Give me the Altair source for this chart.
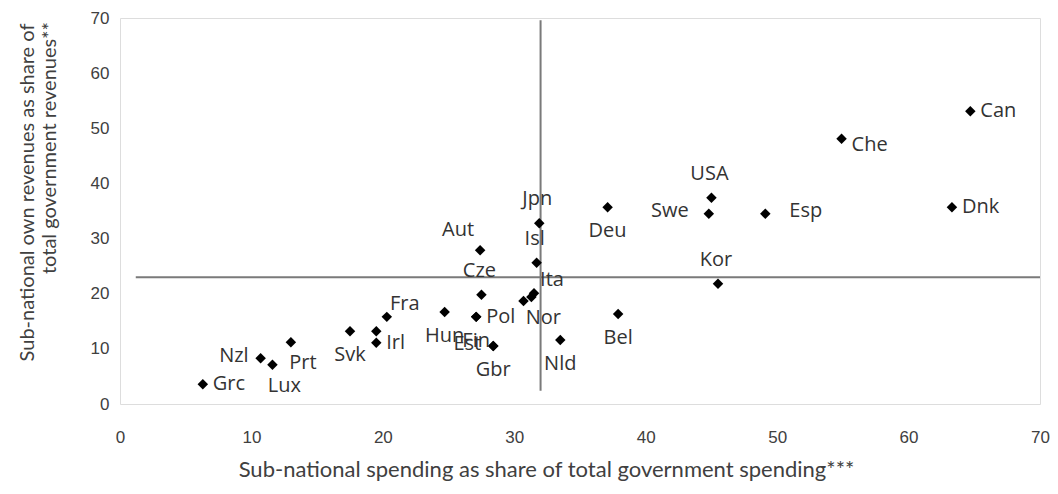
import altair as alt
import pandas as pd

# Country codes, x = sub-national spending share, y = sub-national own revenue share
countries = ["Grc", "Nzl", "Lux", "Prt", "Svk", "", "Irl", "Fra", "Hun", "Fin", "Pol",
             "Est", "Gbr", "Aut", "Cze", "Jpn", "Isl", "Ita", "Nor", "", "Nld",
             "Deu", "Bel", "USA", "Swe", "Esp", "Kor", "Che", "Can", "Dnk"]
spending = [6.3, 10.7, 11.6, 13.0, 17.5, 19.5, 19.5, 20.3, 24.7, 27.1, 27.1,
            28.4, 28.4, 27.4, 27.5, 31.9, 31.7, 31.5, 31.3, 30.7, 33.5,
            37.1, 37.9, 45.0, 44.8, 49.1, 45.5, 54.9, 64.7, 63.3]
revenues = [3.6, 8.3, 7.1, 11.2, 13.2, 13.2, 11.1, 15.8, 16.7, 15.8, 15.8,
            10.5, 10.5, 27.9, 19.8, 32.8, 25.6, 20.1, 19.4, 18.7, 11.6,
            35.7, 16.3, 37.4, 34.5, 34.5, 21.8, 48.1, 53.1, 35.7]
# label placement relative to marker (categorical codes)
placement = ["R", "L", "BR", "BR", "B", "N", "R", "AR", "B", "B", "R",
             "L", "B", "AL", "A", "A", "A", "AR", "BR", "N", "B",
             "B", "B", "A", "LF", "RF", "A", "RB", "R", "R"]

# reference lines (averages)
vline_x = [32.0]
vline_y = [2.4, 69.6]
hline_y = [23.0]
hline_x = [1.2, 70.0]

x_title = "Sub-national spending as share of total government spending***"
y_title_1 = "Sub-national own revenues as share of"
y_title_2 = "total government revenues**"

df = pd.DataFrame({"c": countries, "x": spending, "y": revenues, "p": placement})

xscale = alt.Scale(domain=[0, 70], nice=False, zero=False)
yscale = alt.Scale(domain=[0, 70], nice=False, zero=False)

label_font = "Open Sans"
title_font = "Lato"
title_color = "#404040"

xaxis = alt.Axis(values=list(range(0, 71, 10)), grid=False, ticks=False, domain=False,
                 labelFont="Liberation Sans", labelFontSize=17, labelColor="#404040",
                 labelPadding=25, labelFlush=False,
                 title=x_title, titleFont=title_font, titleFontSize=22, titleFontWeight="normal",
                 titleColor=title_color, titleX=426, titleY=65, titleAlign="center",
                 titleBaseline="middle")
yaxis = alt.Axis(values=list(range(0, 71, 10)), grid=False, ticks=False, domain=False,
                 labelFont="Liberation Sans", labelFontSize=17, labelColor="#404040",
                 labelPadding=11, labelFlush=False,
                 title=y_title_1, titleFont=title_font, titleFontSize=20, titleFontWeight="normal",
                 titleColor=title_color, titleX=-93, titleY=174, titleAngle=270,
                 titleAlign="center", titleBaseline="middle")

base = alt.Chart(df)

points = base.mark_point(shape="diamond", filled=True, size=110, color="black", opacity=1).encode(
    x=alt.X("x:Q", scale=xscale, axis=xaxis),
    y=alt.Y("y:Q", scale=yscale, axis=yaxis),
)

vdf = pd.DataFrame({"x": vline_x * 2, "y": vline_y})
hdf = pd.DataFrame({"x": hline_x, "y": hline_y * 2})
vline = alt.Chart(vdf).mark_line(color="#7a7a7a", strokeWidth=2).encode(
    x=alt.X("x:Q", scale=xscale), y=alt.Y("y:Q", scale=yscale))
hline = alt.Chart(hdf).mark_line(color="#7a7a7a", strokeWidth=2).encode(
    x=alt.X("x:Q", scale=xscale), y=alt.Y("y:Q", scale=yscale))

# second line of the y-axis title (placed separately, as in the original)
ytitle2 = alt.Chart(pd.DataFrame({"t": [y_title_2]})).mark_text(
    angle=270, align="center", baseline="middle", font=title_font, fontSize=20,
    color=title_color
).encode(x=alt.value(-70), y=alt.value(130), text="t:N")

offsets = {
    "R": ("left", 10, 0),
    "RF": ("left", 24, -3),
    "RB": ("left", 10, 6),
    "L": ("right", -12, -2),
    "LF": ("right", -20, -3),
    "A": ("center", -2, -24),
    "B": ("center", 0, 24),
    "AR": ("center", 18, -13),
    "AL": ("center", -22, -20),
    "BR": ("center", 12, 21),
}
label_layers = []
for code, (al, dx, dy) in offsets.items():
    label_layers.append(
        base.transform_filter(alt.datum.p == code).mark_text(
            align=al, baseline="middle", dx=dx, dy=dy, font=label_font,
            fontSize=20, color="#333333"
        ).encode(x=alt.X("x:Q", scale=xscale), y=alt.Y("y:Q", scale=yscale), text="c:N")
    )

chart = alt.layer(hline, vline, points, *label_layers, ytitle2).properties(
    width=920, height=386,
    autosize=alt.AutoSizeParams(type="none"),
    padding={"left": 112, "top": 10, "right": 10, "bottom": 80},
).configure_view(stroke="#a6a6a6", strokeWidth=1.5).configure(background="white")

chart.save("out.html", embed_options={"renderer": "svg", "actions": False})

Your task: Return to the listing above and set it down exactly, leaving out its pictures.

Completed task:
Give me the Altair source for this chart.
import altair as alt
import pandas as pd

# Country codes, x = sub-national spending share, y = sub-national own revenue share
countries = ["Grc", "Nzl", "Lux", "Prt", "Svk", "", "Irl", "Fra", "Hun", "Fin", "Pol",
             "Est", "Gbr", "Aut", "Cze", "Jpn", "Isl", "Ita", "Nor", "", "Nld",
             "Deu", "Bel", "USA", "Swe", "Esp", "Kor", "Che", "Can", "Dnk"]
spending = [6.3, 10.7, 11.6, 13.0, 17.5, 19.5, 19.5, 20.3, 24.7, 27.1, 27.1,
            28.4, 28.4, 27.4, 27.5, 31.9, 31.7, 31.5, 31.3, 30.7, 33.5,
            37.1, 37.9, 45.0, 44.8, 49.1, 45.5, 54.9, 64.7, 63.3]
revenues = [3.6, 8.3, 7.1, 11.2, 13.2, 13.2, 11.1, 15.8, 16.7, 15.8, 15.8,
            10.5, 10.5, 27.9, 19.8, 32.8, 25.6, 20.1, 19.4, 18.7, 11.6,
            35.7, 16.3, 37.4, 34.5, 34.5, 21.8, 48.1, 53.1, 35.7]
# label placement relative to marker (categorical codes)
placement = ["R", "L", "BR", "BR", "B", "N", "R", "AR", "B", "B", "R",
             "L", "B", "AL", "A", "A", "A", "AR", "BR", "N", "B",
             "B", "B", "A", "LF", "RF", "A", "RB", "R", "R"]

# reference lines (averages)
vline_x = [32.0]
vline_y = [2.4, 69.6]
hline_y = [23.0]
hline_x = [1.2, 70.0]

x_title = "Sub-national spending as share of total government spending***"
y_title_1 = "Sub-national own revenues as share of"
y_title_2 = "total government revenues**"

df = pd.DataFrame({"c": countries, "x": spending, "y": revenues, "p": placement})

xscale = alt.Scale(domain=[0, 70], nice=False, zero=False)
yscale = alt.Scale(domain=[0, 70], nice=False, zero=False)

label_font = "Open Sans"
title_font = "Lato"
title_color = "#404040"

xaxis = alt.Axis(values=list(range(0, 71, 10)), grid=False, ticks=False, domain=False,
                 labelFont="Liberation Sans", labelFontSize=17, labelColor="#404040",
                 labelPadding=25, labelFlush=False,
                 title=x_title, titleFont=title_font, titleFontSize=22, titleFontWeight="normal",
                 titleColor=title_color, titleX=426, titleY=65, titleAlign="center",
                 titleBaseline="middle")
yaxis = alt.Axis(values=list(range(0, 71, 10)), grid=False, ticks=False, domain=False,
                 labelFont="Liberation Sans", labelFontSize=17, labelColor="#404040",
                 labelPadding=11, labelFlush=False,
                 title=y_title_1, titleFont=title_font, titleFontSize=20, titleFontWeight="normal",
                 titleColor=title_color, titleX=-93, titleY=174, titleAngle=270,
                 titleAlign="center", titleBaseline="middle")

base = alt.Chart(df)

points = base.mark_point(shape="diamond", filled=True, size=110, color="black", opacity=1).encode(
    x=alt.X("x:Q", scale=xscale, axis=xaxis),
    y=alt.Y("y:Q", scale=yscale, axis=yaxis),
)

vdf = pd.DataFrame({"x": vline_x * 2, "y": vline_y})
hdf = pd.DataFrame({"x": hline_x, "y": hline_y * 2})
vline = alt.Chart(vdf).mark_line(color="#7a7a7a", strokeWidth=2).encode(
    x=alt.X("x:Q", scale=xscale), y=alt.Y("y:Q", scale=yscale))
hline = alt.Chart(hdf).mark_line(color="#7a7a7a", strokeWidth=2).encode(
    x=alt.X("x:Q", scale=xscale), y=alt.Y("y:Q", scale=yscale))

# second line of the y-axis title (placed separately, as in the original)
ytitle2 = alt.Chart(pd.DataFrame({"t": [y_title_2]})).mark_text(
    angle=270, align="center", baseline="middle", font=title_font, fontSize=20,
    color=title_color
).encode(x=alt.value(-70), y=alt.value(130), text="t:N")

offsets = {
    "R": ("left", 10, 0),
    "RF": ("left", 24, -3),
    "RB": ("left", 10, 6),
    "L": ("right", -12, -2),
    "LF": ("right", -20, -3),
    "A": ("center", -2, -24),
    "B": ("center", 0, 24),
    "AR": ("center", 18, -13),
    "AL": ("center", -22, -20),
    "BR": ("center", 12, 21),
}
label_layers = []
for code, (al, dx, dy) in offsets.items():
    label_layers.append(
        base.transform_filter(alt.datum.p == code).mark_text(
            align=al, baseline="middle", dx=dx, dy=dy, font=label_font,
            fontSize=20, color="#333333"
        ).encode(x=alt.X("x:Q", scale=xscale), y=alt.Y("y:Q", scale=yscale), text="c:N")
    )

chart = alt.layer(hline, vline, points, *label_layers, ytitle2).properties(
    width=920, height=386,
    autosize=alt.AutoSizeParams(type="none"),
    padding={"left": 112, "top": 10, "right": 10, "bottom": 80},
).configure_view(stroke="#a6a6a6", strokeWidth=1.5).configure(background="white")

chart.save("out.html", embed_options={"renderer": "svg", "actions": False})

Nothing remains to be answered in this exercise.